Наконец, в середине 1945 года Эйзенштейн готовился к совершению самого радикального художественного акта в своей жизни. К моменту начала работы над эссе «Музыка пейзажа и судьбы монтажного контрапункта на новом этапе» Эйзенштейн еще не снял ключевые эпизоды второй серии «Ивана Грозного». Еще не были сняты ни экстатическая, устрашающая пляска опричников или еще более ужасающий эпилог, где Иван заявляет о «свободе рук». Не снял он еще окрашенную гомоэротизмом сцену во дворце польского короля и литовского князя Сигизмунда, которой начинается вторая серия «Ивана Грозного». Но летом 1945 года, размышляя о миссии искусства и о власти, об искусстве и истории, о политике и морали, о человеке и коллективе, Эйзенштейн сделал для себя однозначный вывод: «искусства для искусства» никогда не бывает достаточно.

Ана Хедберг-Оленина

Ана Хедберг-Оленина (Ana Hedberg Olenina) — защитила кандидатскую диссертацию в Гарвардском университете и магистерскую в Кембриджском университете. Доцент кафедры сравнительной филологии и медиаисследований Университета штата Аризона. Специалист по русскому и советскому авангарду, Хедберг-Оленина разрабатывает вопросы на стыке ранней истории кино и теории медиа, с упором на исторические конфигурации сенсорного и эмоционального опыта, а также теории выразительного движения и зрительского восприятия. Автор книги «Психомоторная эстетика: движение и аффект в русской и американской современности». Ее статьи печатались в журналах «Film History», «Discourse», «Киноведческие записки», а также в нескольких сборниках в России и США.

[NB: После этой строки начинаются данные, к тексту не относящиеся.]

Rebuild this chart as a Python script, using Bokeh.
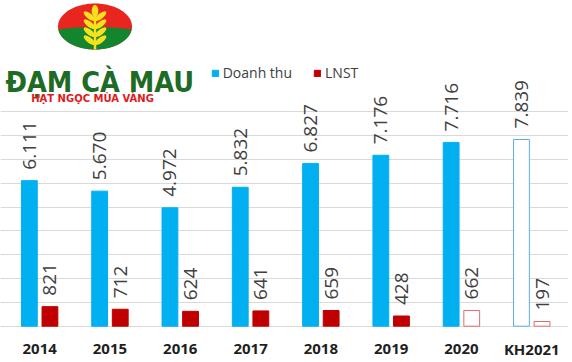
import numpy as np
from bokeh.plotting import figure
from bokeh.models import Range1d, ColumnDataSource, Grid, FixedTicker, Legend, LegendItem
from bokeh.core.properties import value
from bokeh.embed import file_html
from bokeh.resources import INLINE

# ---------------- data ----------------
categories = ["2014", "2015", "2016", "2017", "2018", "2019", "2020", "KH2021"]
revenue = [6111, 5670, 4972, 5832, 6827, 7176, 7716, 7839]      # Doanh thu
profit = [821, 712, 624, 641, 659, 428, 662, 197]                 # LNST
revenue_planned = [False, False, False, False, False, False, False, True]
profit_planned = [False, False, False, False, False, False, True, True]
series_names = ["Doanh thu", "LNST"]
grid_ticks = [0, 1000, 2000, 3000, 4000, 5000, 6000, 7000, 8000, 9000]

# ---------------- layout ----------------
W, H = 568, 358
XR0, XR1 = -0.5569, 7.5228
YR0, YR1 = -1356.0, 13673.0

BLUE = "#00B0F0"
RED = "#C00000"
BLUE_LINE = "#5BAEE0"
RED_LINE = "#E46A6A"
LABEL_COLOR = "#404040"
FONT = "Open Sans"

p = figure(width=W, height=H, x_range=Range1d(XR0, XR1), y_range=Range1d(YR0, YR1),
           output_backend="svg", toolbar_location=None,
           x_axis_location=None, y_axis_location=None,
           min_border=0, outline_line_color=None)
p.grid.visible = False
p.add_layout(Grid(dimension=1, ticker=FixedTicker(ticks=grid_ticks),
                  grid_line_color="#D9D9D9", grid_line_width=1))

OFF = 0.1465
BW = 0.225


def fmt(v):
    return f"{v:,}".replace(",", ".")


def split(values, planned, offset):
    idx = np.arange(len(values))
    filled = dict(x=[i + offset for i in idx if not planned[i]],
                  top=[values[i] for i in idx if not planned[i]])
    hollow = dict(x=[i + offset for i in idx if planned[i]],
                  top=[values[i] for i in idx if planned[i]])
    labels = dict(x=[i + offset for i in idx], y=values, text=[fmt(v) for v in values])
    return ColumnDataSource(filled), ColumnDataSource(hollow), ColumnDataSource(labels)


rf, rh, rl = split(revenue, revenue_planned, -OFF)
pf, ph, pl = split(profit, profit_planned, OFF)

r_rev = p.vbar(x="x", top="top", bottom=0, width=BW, source=rf,
               fill_color=BLUE, line_color=BLUE)
p.vbar(x="x", top="top", bottom=0, width=BW, source=rh,
       fill_color="white", line_color=BLUE_LINE, line_width=1)
r_prof = p.vbar(x="x", top="top", bottom=0, width=BW, source=pf,
                fill_color=RED, line_color=RED)
p.vbar(x="x", top="top", bottom=0, width=BW, source=ph,
       fill_color="white", line_color=RED_LINE, line_width=1)

for src in (rl, pl):
    p.text(x="x", y="y", text="text", source=src, angle=np.pi / 2,
           text_align="left", text_baseline="middle", y_offset=-11,
           text_font=value(FONT), text_font_size="19px", text_color=LABEL_COLOR)

cat_src = ColumnDataSource(dict(x=list(range(len(categories))), y=[0] * len(categories),
                                text=categories))
p.text(x="x", y="y", text="text", source=cat_src, y_offset=23,
       text_align="center", text_baseline="middle",
       text_font=value(FONT), text_font_style="bold", text_font_size="15px",
       text_color="#1F1F1F")

legend = Legend(items=[LegendItem(label=series_names[0], renderers=[r_rev]),
                       LegendItem(label=series_names[1], renderers=[r_prof])],
                orientation="horizontal", location=(210.7, 276),
                glyph_width=8, glyph_height=8, label_standoff=4, spacing=21,
                padding=0, margin=0, border_line_color=None, background_fill_alpha=0,
                label_text_font=FONT, label_text_font_size="14px",
                label_text_color=LABEL_COLOR)
p.add_layout(legend)


# ---------------- logo (decoration, drawn in pixel space) ----------------
def d(sx, sy):
    fx = np.asarray(sx, dtype=float)
    fy = np.asarray(sy, dtype=float)
    return (XR0 + fx / W * (XR1 - XR0), YR1 - fy / H * (YR1 - YR0))


cx, cy, rx, ry = 94.5, 26.0, 37.0, 23.0
t = np.linspace(0, 2 * np.pi, 120)
ex, ey = d(cx + rx * np.cos(t), cy + ry * np.sin(t))
p.patch(ex, ey, fill_color="#E8251F", line_color=None)

xs = np.linspace(cx - rx + 0.3, cx + rx - 0.3, 80)
u = (xs - cx) / rx
y_low = cy + ry * np.sqrt(1 - u ** 2)
y_bnd = np.minimum(26.5 + 2.5 * u ** 2, y_low)
gx = np.concatenate([xs, xs[::-1]])
gy = np.concatenate([y_low, y_bnd[::-1]])
gxx, gyy = d(gx, gy)
p.patch(gxx, gyy, fill_color="#13852E", line_color=None)

YELLOW = "#F6E11B"


def leaf(x0, y0, length, width, ang):
    tt = np.linspace(0, 2 * np.pi, 40)
    lx = length / 2 * np.cos(tt)
    ly = width / 2 * np.sin(tt)
    ca, sa = np.cos(ang), np.sin(ang)
    X = x0 + lx * ca - ly * sa
    Y = y0 - (lx * sa + ly * ca)
    return d(X, Y)


sx0, sy0 = d([94.5, 94.5], [14, 49])
p.line(sx0, sy0, line_color=YELLOW, line_width=2.5)
lx, ly = leaf(94.5, 10.5, 12, 6.5, np.pi / 2)
p.patch(lx, ly, fill_color=YELLOW, line_color=None)
for yy in (20, 28, 36, 44):
    for sgn in (-1, 1):
        a = np.deg2rad(38)
        ang = a if sgn > 0 else np.pi - a
        L = 14
        x0 = 94.5 + sgn * np.cos(a) * L / 2
        y0 = yy - np.sin(a) * L / 2
        lx, ly = leaf(x0, y0, L, 5.5, ang)
        p.patch(lx, ly, fill_color=YELLOW, line_color=None)

tx, ty = d(5, 81.5)
p.text(x=[float(tx)], y=[float(ty)], text=["ĐẠM CÀ MAU"], text_align="left",
       text_baseline="alphabetic", text_font=value("DejaVu Sans Condensed"),
       text_font_style="bold", text_font_size="28.5px", text_color="#1D6B24")
tx, ty = d(92, 98.3)
p.text(x=[float(tx)], y=[float(ty)], text=["HẠT NGỌC MÙA VÀNG"], text_align="center",
       text_baseline="alphabetic", text_font=value("DejaVu Sans"),
       text_font_style="bold", text_font_size="10px", text_color="#E0191A")

open("out.html", "w").write(file_html(p, INLINE))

Преломленное эхо: идеи педологии в кинотеории Сергея Эйзенштейна[307]

Педология (от греч. о παιδός — дитя и Λόγος — наука) возникла в конце XIX века как дисциплина для комплексного изучения детства, стремящаяся интегрировать достижения нейрофизиологии, психологии развития, социологии, педагогики и других наук, чтобы понять специфику детского сознания и разработать более целостные стратегии воспитания. Эти междисциплинарные изыскания по вопросам детства, начавшиеся в Соединенных Штатах, были с энтузиазмом подхвачены последователями в предреволюционной России[308]. После 1917 года педология получила новый толчок благодаря утопическому стремлению государства взрастить «нового советского человека», первое поколение строителей социализма. На первой Всесоюзной педологической конференции в 1927 году нарком просвещения Анатолий Луначарский предсказывал, что «педология, изучив, что такое ребенок, по каким законам он развивается… тем самым осветит перед нами самый важный… процесс производства нового человека параллельно с производством нового оборудования, которое идет по хозяйственной линии»[309].